Jenseits der "mitteleuropäischen Berufung" Deutschlands zeichnet sich langfristig eine Option ab, die sich mit dem Schlagwort "Eurasienpolitik" umschreiben läßt. Der "Eurasismus" ist hierzulande vor allem als eine russische Denkschule bekannt, die Rußland als eigenständiges, vom Westen und westlichem Denken bewußt abgegrenztes euro-asiatisches Reich begreift.

Doch seit einigen Jahren hat sich diese von slawophilen Kräften getragene Ausrichtung zugunsten einer umfassenderen Definition verändert.
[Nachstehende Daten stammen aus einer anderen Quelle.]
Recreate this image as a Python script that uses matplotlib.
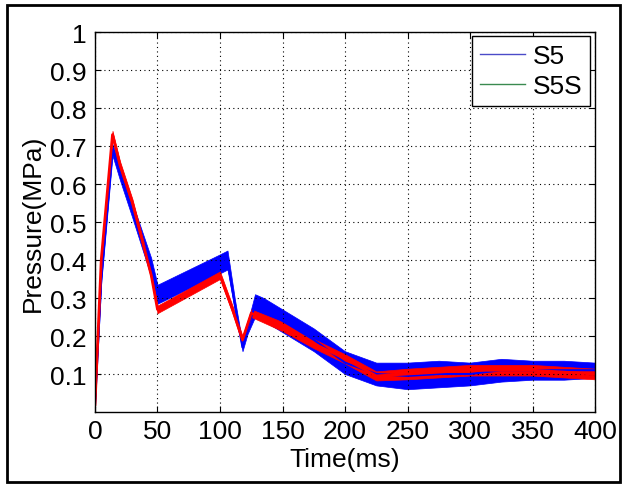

Geprägt von Vordenkern wie dem durch die französische Neue Rechte beeinflußten Alexander Dugin schließt sie ganz Europa sowie mindestens den asiatischen Teil der Russischen Föderation ein. Demnach soll sich "Eurasien", das weit weniger Unterschiede aufweise als das begrifflich vereinheitlichte (Nord- und Süd-) Amerika, seiner Kraft bewußt werden und gemeinsam die "Befreiung Europas aus der Rolle eines US-Protektorats" erreichen.

Im deutschen Sprachraum vertritt diese Vorstellungen das nur übers Internet verfügbare Eurasische Magazin. Unter der Leitung des Verlegers Hans Wagner fordert es einen " eurasischen Föderalismus, der den Großkontinent als eine strategische Einheit formt, aber mit ethnisch-kultureller und wirtschaftlicher Autonomie für seine hundert Einzelstaaten." Der Internet-Auftritt des Magazins ist auch abgesehen von den "eurasischen" Theorien lesenswert. So wird eine aktive deutsche Sprachpolitik angemahnt, es gibt gute Rußland-Reportagen, und der Nutzer bekommt vielfältige Verweise auf andere Internetseiten.

Zwar können die geschichtlichen Grundlagen für den Eurasismus, sprich die Annahme einer schon bei den alten Griechen begonnenen "künstlichen Teilung" des Großkontinents, mit einigem Recht bestritten werden, dennoch hat die Idee ihren Reiz. Manches spricht sogar dafür, daß sie spätestens im nächsten Jahrzehnt auch realpolitisch die Gemüter bewegt.